Investigation of molten pool geometry and flow field based on powder-scale modeling in laser directed energy deposition

Laser directed energy deposition (DED-LB) technology is currently facing challenges in controlling geometry accuracy of metal components. There is an urgent need to develop a numerical model that is more efficient and accurate compared to existing models and to analyze the dynamic behavior of the melt pool under the interaction of process parameters during DED-LB process to optimize parameters with fewer experimental studies to reduce costs. Therefore, a three-dimensional powder-scale multi-physics model is proposed during the single-track DED-LB process in this study. The powder particles are added by a Lagrangian particle model in this model without the need for assuming that the powder particles entering the molten pool are added by the mass source term, which improves model accuracy and efficiency.
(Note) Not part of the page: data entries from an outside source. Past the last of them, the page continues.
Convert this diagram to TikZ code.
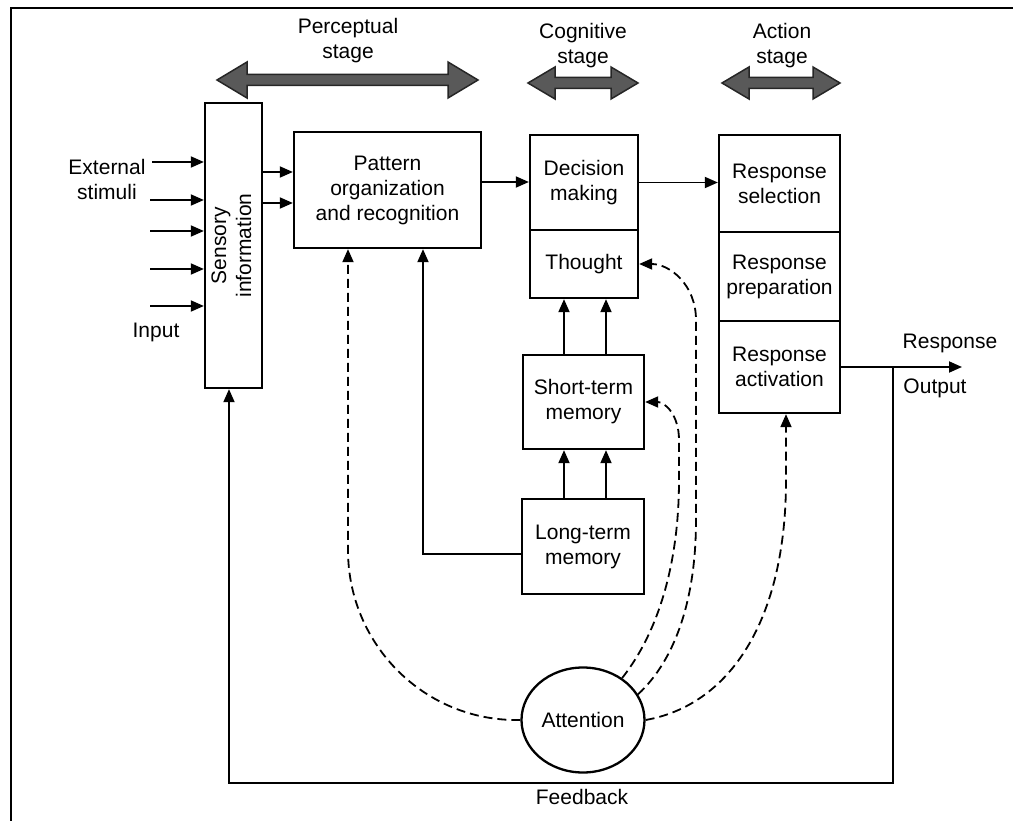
\documentclass[tikz,border=0pt]{standalone}
\usepackage{fontspec}
\setmainfont{Liberation Sans}
\usetikzlibrary{arrows.meta,shapes.geometric}

% broad two-headed stage marker: #1 left tip x, #2 right tip x, #3 y, #4 head length, #5 head half-width
\newcommand\StageArrow[5]{%
  \filldraw[stagefill]
    (#1,#3) -- (#1+#4,#3-#5) -- (#1+#4,#3-5.5) -- (#2-#4,#3-5.5) -- (#2-#4,#3-#5)
    -- (#2,#3) -- (#2-#4,#3+#5) -- (#2-#4,#3+5.5) -- (#1+#4,#3+5.5) -- (#1+#4,#3+#5) -- cycle;}

\begin{document}
\begin{tikzpicture}[x=1pt,y=-1pt,
  every node/.style={font=\fontsize{21}{25}\selectfont},
  box/.style={draw,line width=2.3pt,inner sep=0pt,align=center,anchor=center},
  lbl/.style={inner sep=0pt,align=center},
  arr/.style={line width=1.8pt,-{Triangle[length=13pt,width=11pt]}},
  dsh/.style={arr,dash pattern=on 9pt off 5pt},
  stagefill/.style={fill=black!65,draw=black!85,line width=1.5pt,line join=miter}]

\useasboundingbox (0,0) rectangle (1013,821);

% page frame
\draw[line width=2.4pt] (11,821) -- (11,8) -- (1013,8);

% stage markers
\node[lbl] (perc) at (348,41) {Perceptual\\stage};
\node[lbl] (cogn) at (583,46) {Cognitive\\stage};
\node[lbl] (actn) at (782,46) {Action\\stage};
\StageArrow{217}{478}{80}{30}{18}
\StageArrow{528}{638}{83}{27}{16}
\StageArrow{722}{840}{83}{27}{16}

% processing blocks
\node[box,minimum width=57pt,minimum height=285pt] (sens) at (233.5,245.5)
  {\rotatebox{90}{\begin{tabular}{@{}c@{}}Sensory\\information\end{tabular}}};
\node[box,minimum width=187pt,minimum height=116pt] (pat) at (387.5,190)
  {Pattern\\organization\\and recognition};
\node[box,minimum width=108pt,minimum height=95pt] (dec) at (584,182.5) {Decision\\making};
\node[box,minimum width=108pt,minimum height=68pt] (th) at (584,264) {Thought};
\node[box,minimum width=121pt,minimum height=97pt] (sel) at (779.5,183.5) {Response\\selection};
\node[box,minimum width=121pt,minimum height=89pt] (prep) at (779.5,276.5) {Response\\preparation};
\node[box,minimum width=121pt,minimum height=92pt] (act) at (779.5,367) {Response\\activation};
\node[box,minimum width=121pt,minimum height=94pt] (stm) at (583.5,402) {Short-term\\memory};
\node[box,minimum width=122pt,minimum height=95pt] (ltm) at (583,546.5) {Long-term\\memory};
\node[box,ellipse,minimum width=123pt,minimum height=105pt] (att) at (583,720) {Attention};

% labels
\node[lbl] (ext) at (107,179) {External\\stimuli};
\node[lbl] (inp) at (156,332) {Input};
\node[lbl] (resp) at (950,343) {Response};
\node[lbl] (outl) at (935,388) {Output};
\node[lbl] (fbl) at (582,797) {Feedback};

% external inputs
\coordinate (in1) at (152,162);
\coordinate (in2) at (150,200);
\coordinate (in3) at (150,231);
\coordinate (in4) at (150,269);
\coordinate (in5) at (150,306);
\foreach \c in {in1,in2,in3,in4,in5}
  \draw[arr] (\c) -- (\c -| sens.west);

% forward flow
\draw[arr] (sens.east |- 0,172) -- (pat.west |- 0,172);
\draw[arr] (sens.east |- 0,203) -- (pat.west |- 0,203);
\draw[arr] (pat.east |- 0,182) -- (dec.west |- 0,182);
\draw[arr] (dec.east) -- (sel.west |- dec.east);

% memory links
\draw[arr] (stm.north -| 564,0) -- (th.south -| 564,0);
\draw[arr] (stm.north -| 606,0) -- (th.south -| 606,0);
\draw[arr] (ltm.north -| 564,0) -- (stm.south -| 564,0);
\draw[arr] (ltm.north -| 606,0) -- (stm.south -| 606,0);
\coordinate (lk) at (423,554);
\draw[arr] (ltm.west |- lk) -- (lk) -- (pat.south -| lk);

% output and feedback
\coordinate (out) at (962,367);
\coordinate (fb) at (893,367);
\coordinate (fbr) at (893,783);
\coordinate (fbl2) at (229,783);
\draw[arr] (act.east) -- (out);
\draw[arr] (fb) -- (fbr) -- (fbl2) -- (sens.south -| fbl2);

% attention paths
\draw[dsh] (att.west) .. controls (425,722) and (348,645) .. (348,550) -- (pat.south -| 348,0);
\draw[dsh] (att.47) .. controls (660,630) and (679,560) .. (679,480) -- (679,440)
  .. controls (679,415) and (665,402) .. (stm.east);
\draw[dsh] (att.25) .. controls (675,660) and (696,600) .. (696,520) -- (696,320)
  .. controls (696,285) and (670,264) .. (th.east);
\draw[dsh] (att.east) .. controls (730,705) and (786,620) .. (786,480) -- (act.south -| 786,0);

\end{tikzpicture}
\end{document}
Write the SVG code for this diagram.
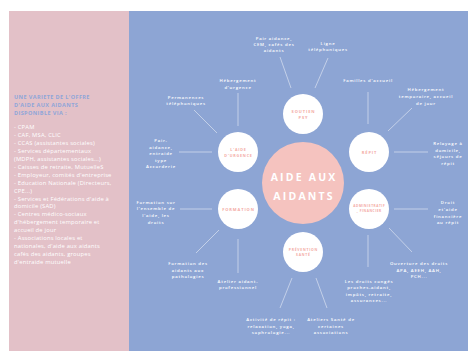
<svg xmlns="http://www.w3.org/2000/svg" width="468" height="351" viewBox="0 0 468 351">
<style>
.lab{font-family:"Open Sans","Liberation Sans",sans-serif;font-size:4.3px;font-weight:600;fill:#ffffff;letter-spacing:0.75px;text-anchor:middle}
.sat{font-family:"Open Sans","Liberation Sans",sans-serif;font-size:4px;font-weight:700;fill:#f3aaa4;letter-spacing:0.9px;text-anchor:middle}
.ttl{font-family:"Open Sans","Liberation Sans",sans-serif;font-size:5.5px;font-weight:700;fill:#8fa6d8;letter-spacing:0.4px}
.lst{font-family:"Open Sans","Liberation Sans",sans-serif;font-size:5.8px;fill:#ffffff;letter-spacing:0.2px}
.ctr{font-family:"Open Sans","Liberation Sans",sans-serif;font-size:10.5px;font-weight:700;fill:#ffffff;letter-spacing:2.2px;text-anchor:middle}
.conn line{stroke:#ffffff;stroke-width:0.6;opacity:0.8}
.node{fill:#ffffff}
</style>
<rect x="0" y="0" width="468" height="351" fill="#ffffff"/>
<rect x="9" y="11" width="120" height="340" fill="#e3c1c8"/>
<rect x="129" y="11" width="339" height="340" fill="#8da5d4"/>

<g id="panel-text">
<text class="ttl" x="14" y="99">UNE VARIETE DE L'OFFRE</text>
<text class="ttl" x="14" y="107">D'AIDE AUX AIDANTS</text>
<text class="ttl" x="14" y="115">DISPONIBLE VIA :</text>
<text class="lst" x="14" y="129">- CPAM</text>
<text class="lst" x="14" y="137">- CAF, MSA, CLIC</text>
<text class="lst" x="14" y="145">- CCAS (assistantes sociales)</text>
<text class="lst" x="14" y="153">- Services départementaux</text>
<text class="lst" x="14" y="161">(MDPH, assistantes sociales...)</text>
<text class="lst" x="14" y="169">- Caisses de retraite, MutuelleS</text>
<text class="lst" x="14" y="177">- Employeur, comités d'entreprise</text>
<text class="lst" x="14" y="185">- Education Nationale (Directeurs,</text>
<text class="lst" x="14" y="193">CPE...)</text>
<text class="lst" x="14" y="201">- Services et Fédérations d'aide à</text>
<text class="lst" x="14" y="208">domicile (SAD)</text>
<text class="lst" x="14" y="216">- Centres médico-sociaux</text>
<text class="lst" x="14" y="224">d'hébergement temporaire et</text>
<text class="lst" x="14" y="232">accueil de jour</text>
<text class="lst" x="14" y="240">- Associations locales et</text>
<text class="lst" x="14" y="248">nationales, d'aide aux aidants</text>
<text class="lst" x="14" y="256">cafés des aidants, groupes</text>
<text class="lst" x="14" y="264">d'entraide mutuelle</text>
</g>

<g class="conn" id="connectors">
<line x1="280" y1="57" x2="291" y2="88"/>
<line x1="328" y1="58" x2="315" y2="88"/>
<line x1="368" y1="92" x2="368" y2="124"/>
<line x1="412" y1="108" x2="388" y2="131"/>
<line x1="394" y1="152" x2="428" y2="152"/>
<line x1="394" y1="209" x2="428" y2="209"/>
<line x1="389" y1="228" x2="412" y2="252"/>
<line x1="368" y1="235" x2="368" y2="267"/>
<line x1="292" y1="278" x2="280" y2="308"/>
<line x1="316" y1="278" x2="327" y2="308"/>
<line x1="180" y1="209" x2="212" y2="209"/>
<line x1="219" y1="230" x2="196" y2="253"/>
<line x1="238" y1="239" x2="238" y2="273"/>
<line x1="179" y1="152" x2="212" y2="152"/>
<line x1="194" y1="110" x2="217" y2="133"/>
<line x1="238" y1="93" x2="238" y2="126"/>
</g>

<g id="center">
<circle cx="303" cy="183" r="41" fill="#f5c3bf"/>
<text class="ctr" x="304.1" y="181">AIDE AUX</text>
<text class="ctr" x="304.1" y="200">AIDANTS</text>
</g>

<g id="soutien-psy">
<circle class="node" cx="303" cy="114" r="20"/>
<text class="sat" x="303.5" y="112.5">SOUTIEN</text>
<text class="sat" x="303.5" y="118.5">PSY</text>
<text class="lab" x="274" y="39.5">Pair aidance,</text>
<text class="lab" x="274" y="45.5">CEM, cafés des</text>
<text class="lab" x="274" y="51.5">aidants</text>
<text class="lab" x="328" y="44.5">Ligne</text>
<text class="lab" x="328" y="50.5">téléphoniques</text>
</g>

<g id="repit">
<circle class="node" cx="369" cy="152" r="20"/>
<text class="sat" x="369.5" y="153.5">RÉPIT</text>
<text class="lab" x="368" y="81.5">Familles d'accueil</text>
<text class="lab" x="426" y="90.5">Hébergement</text>
<text class="lab" x="426" y="97.5">temporaire, accueil</text>
<text class="lab" x="426" y="104.5">de jour</text>
<text class="lab" x="448" y="144.5">Relayage à</text>
<text class="lab" x="448" y="151.5">domicile,</text>
<text class="lab" x="448" y="157.5">séjours de</text>
<text class="lab" x="448" y="164.5">répit</text>
</g>

<g id="administratif">
<circle class="node" cx="369" cy="209" r="20"/>
<text class="sat" x="369.3" y="207.2" style="font-size:3.2px;letter-spacing:0.55px">ADMINISTRATIF</text>
<text class="sat" x="369.3" y="212.2" style="font-size:3.2px;letter-spacing:0.55px">, FINANCIER</text>
<text class="lab" x="448" y="203.5">Droit</text>
<text class="lab" x="448" y="210.5">et'aide</text>
<text class="lab" x="448" y="217.5">financière</text>
<text class="lab" x="448" y="223.5">au répit</text>
<text class="lab" x="419" y="264.5">Ouverture des droits</text>
<text class="lab" x="419" y="271.5">APA, AEEH, AAH,</text>
<text class="lab" x="419" y="277.5">PCH...</text>
<text class="lab" x="369" y="282.5">Les droits congés</text>
<text class="lab" x="369" y="288.5">proches-aidant,</text>
<text class="lab" x="369" y="295.5">impôts, retraite,</text>
<text class="lab" x="369" y="301.5">assurances...</text>
</g>

<g id="prevention-sante">
<circle class="node" cx="303" cy="252" r="20"/>
<text class="sat" x="303.4" y="250.6" style="font-size:3.4px;letter-spacing:0.75px">PRÉVENTION</text>
<text class="sat" x="303.4" y="255.6" style="font-size:3.4px;letter-spacing:0.75px">SANTÉ</text>
<text class="lab" x="271" y="320.5">Activité de répit :</text>
<text class="lab" x="271" y="327.5">relaxation, yoga,</text>
<text class="lab" x="271" y="333.5">sophrologie...</text>
<text class="lab" x="331" y="320.5">Ateliers Santé de</text>
<text class="lab" x="331" y="327.5">certaines</text>
<text class="lab" x="331" y="333.5">associations</text>
</g>

<g id="formation">
<circle class="node" cx="238" cy="209" r="20"/>
<text class="sat" x="238.5" y="210.5">FORMATION</text>
<text class="lab" x="156" y="203.5">Formation sur</text>
<text class="lab" x="156" y="209.5">l'ensemble de</text>
<text class="lab" x="156" y="216.5">l'aide, les</text>
<text class="lab" x="156" y="223.5">droits</text>
<text class="lab" x="188" y="264.5">Formation des</text>
<text class="lab" x="188" y="271.5">aidants aux</text>
<text class="lab" x="188" y="277.5">pathologies</text>
<text class="lab" x="238" y="282.5">Atelier aidant-</text>
<text class="lab" x="238" y="288.5">professionnel</text>
</g>

<g id="aide-urgence">
<circle class="node" cx="238" cy="152" r="20"/>
<text class="sat" x="238.5" y="150.8" style="font-size:3.7px;letter-spacing:0.8px">L'AIDE</text>
<text class="sat" x="238.5" y="156.8" style="font-size:3.7px;letter-spacing:0.8px">D'URGENCE</text>
<text class="lab" x="161" y="141.5">Pair-</text>
<text class="lab" x="161" y="148.5">aidance,</text>
<text class="lab" x="161" y="154.5">entraide</text>
<text class="lab" x="161" y="161.5">type</text>
<text class="lab" x="161" y="167.5">Accorderie</text>
<text class="lab" x="186" y="98.5">Permanences</text>
<text class="lab" x="186" y="104.5">téléphoniques</text>
<text class="lab" x="238" y="81.5">Hébergement</text>
<text class="lab" x="238" y="88.5">d'urgence</text>
</g>
</svg>
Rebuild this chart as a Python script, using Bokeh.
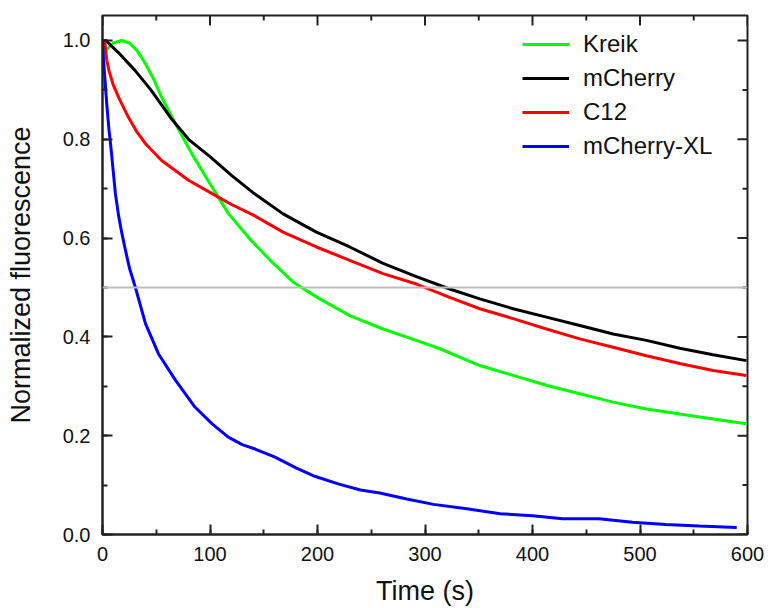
import math
from bokeh.plotting import figure
from bokeh.models import (Range1d, SingleIntervalTicker, NumeralTickFormatter,
                          Span, Legend, LegendItem)
from bokeh.embed import file_html
from bokeh.resources import INLINE

# ---- data ----
kreik_t = [0, 3, 10, 18, 25, 32, 40, 48, 55, 68, 83, 102, 117, 137.5, 156, 178, 199, 230,
           261, 292, 314, 351, 382, 413, 444, 475, 506, 537, 568, 599]
kreik_v = [0.97, 0.98, 0.995, 1.0, 0.995, 0.98, 0.953, 0.92, 0.885, 0.831, 0.771, 0.703, 0.65,
           0.597, 0.555, 0.51, 0.481, 0.443, 0.416, 0.393, 0.376, 0.342, 0.322, 0.302, 0.285,
           0.268, 0.254, 0.244, 0.234, 0.224]

mcherry_t = [0, 3, 15, 30, 45, 64.7, 80, 100, 120, 140, 168, 199, 230, 261, 292, 323, 351,
             382, 413, 444, 475, 506, 537, 568, 599]
mcherry_v = [1.0, 1.0, 0.975, 0.94, 0.9, 0.84, 0.80, 0.765, 0.727, 0.692, 0.649, 0.612,
             0.582, 0.549, 0.522, 0.497, 0.477, 0.457, 0.44, 0.423, 0.406, 0.393, 0.377,
             0.364, 0.352]

c12_t = [0, 2, 4, 6, 10, 15, 24, 32, 40, 55, 80, 102, 120, 140, 168, 199, 230, 261, 292, 323,
         351, 382, 413, 444, 475, 506, 537, 568, 599]
c12_v = [1.0, 1.0, 0.96, 0.939, 0.91, 0.885, 0.845, 0.815, 0.791, 0.757, 0.717, 0.69, 0.668,
         0.647, 0.612, 0.582, 0.555, 0.528, 0.507, 0.48, 0.457, 0.437, 0.416, 0.396, 0.379,
         0.362, 0.346, 0.332, 0.322]

xl_t = [0, 1, 2, 4, 6, 8, 10, 12, 15, 18, 21.4, 25, 30.6, 40, 52, 68, 86, 102, 117, 130, 142,
        160, 180, 196, 220, 240, 258, 283, 308, 339, 370, 400, 428, 462, 493, 524, 555, 590]
xl_v = [1.0, 0.96, 0.93, 0.87, 0.82, 0.78, 0.735, 0.69, 0.645, 0.61, 0.575, 0.54, 0.5, 0.427,
        0.366, 0.312, 0.258, 0.224, 0.197, 0.182, 0.173, 0.157, 0.135, 0.119, 0.102, 0.09,
        0.084, 0.072, 0.061, 0.052, 0.042, 0.038, 0.032, 0.032, 0.025, 0.02, 0.017, 0.014]

series_names = ["Kreik", "mCherry", "C12", "mCherry-XL"]
series_colors = ["#00ff00", "#000000", "#ff0000", "#0000ff"]
series_t = [kreik_t, mcherry_t, c12_t, xl_t]
series_v = [kreik_v, mcherry_v, c12_v, xl_v]

# tick positions (mirrored on top and right edges)
x_major_ticks = [0, 100, 200, 300, 400, 500, 600]
x_minor_ticks = [50, 150, 250, 350, 450, 550]
y_major_ticks = [0.0, 0.2, 0.4, 0.6, 0.8, 1.0]
y_minor_ticks = [0.1, 0.3, 0.5, 0.7, 0.9]

X_MAX = 600
Y_MAX = 1.0506
half_level = 0.5

FONT = "Liberation Sans"
AX = "#222222"

p = figure(width=768, height=608, x_range=Range1d(0, X_MAX), y_range=Range1d(0, Y_MAX),
           output_backend="svg", toolbar_location=None,
           min_border_left=102, min_border_right=21, min_border_top=15, min_border_bottom=74)
p.grid.visible = False
p.outline_line_color = AX
p.outline_line_width = 2
p.background_fill_color = "white"
p.border_fill_color = "white"

p.add_layout(Span(location=half_level, dimension="width", line_color="#bdbdbd", line_width=2))

renderers = []
for t, v, c in zip(series_t, series_v, series_colors):
    r = p.line(t, v, line_color=c, line_width=3)
    renderers.append(r)

# mirrored inward ticks on top and right edges (dash markers centred on the edge, clipped by the frame)
p.scatter(x_major_ticks, [Y_MAX] * len(x_major_ticks), marker="dash", size=20,
          angle=math.pi / 2, line_color=AX, line_width=2)
p.scatter(x_minor_ticks, [Y_MAX] * len(x_minor_ticks), marker="dash", size=10,
          angle=math.pi / 2, line_color=AX, line_width=2)
p.scatter([X_MAX] * len(y_major_ticks), y_major_ticks, marker="dash", size=20,
          line_color=AX, line_width=2)
p.scatter([X_MAX] * len(y_minor_ticks), y_minor_ticks, marker="dash", size=10,
          line_color=AX, line_width=2)

def style_axis(ax):
    ax.major_tick_in = 10
    ax.major_tick_out = 0
    ax.minor_tick_in = 5
    ax.minor_tick_out = 0
    ax.axis_line_color = AX
    ax.axis_line_width = 2
    ax.major_tick_line_color = AX
    ax.major_tick_line_width = 2
    ax.minor_tick_line_color = AX
    ax.minor_tick_line_width = 2
    ax.major_label_text_font = FONT
    ax.major_label_text_font_size = "20px"
    ax.major_label_text_color = "#111111"
    ax.axis_label_text_font = FONT
    ax.axis_label_text_font_size = "27px"
    ax.axis_label_text_font_style = "normal"
    ax.axis_label_text_color = "#111111"

p.xaxis.ticker = SingleIntervalTicker(interval=100, num_minor_ticks=2)
p.yaxis.ticker = SingleIntervalTicker(interval=0.2, num_minor_ticks=2)
p.xaxis.formatter = NumeralTickFormatter(format="0")
p.yaxis.formatter = NumeralTickFormatter(format="0.0")
p.xaxis.axis_label = "Time (s)"
p.yaxis.axis_label = "Normalized fluorescence"
for ax in p.xaxis + p.yaxis:
    style_axis(ax)
p.xaxis.major_label_standoff = 12
p.yaxis.major_label_standoff = 12
p.xaxis.axis_label_standoff = 12
p.yaxis.axis_label_standoff = 24

legend = Legend(items=[LegendItem(label=n, renderers=[r]) for n, r in zip(series_names, renderers)],
                location=(420, 371), padding=0, margin=0, spacing=0,
                glyph_width=47, glyph_height=34, label_height=34, label_standoff=14,
                label_text_font=FONT, label_text_font_size="24px", label_text_color="#111111",
                border_line_color=None, background_fill_alpha=0)
p.add_layout(legend, "center")

open("out.html", "w").write(file_html(p, INLINE))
The effects of energy per unit mass (EUM, J g⁻¹), mass per unit length (MUL, g mm⁻¹), and standoff distance (SD, mm) intensities on transient molten pool motion and flow field are comprehensively investigated. It is discovered that the proposed model is able to predict the single-track height, width, depth, and dilution rate, or less than 9% relative error from experimentation, providing a useful tool for track geometry to predict. Furthermore, the flow velocity, width, and depth of melt pool also gradually are improved with higher EUM, MUL, and SD intensity and fluctuate within a small range. However, the height is improved and then decreases with higher SD intensity, and is improved with higher EUM or MUL. Overall, this study contributes to developing an optimizing process approach to improve formation accuracy for DED-LB manufacturing.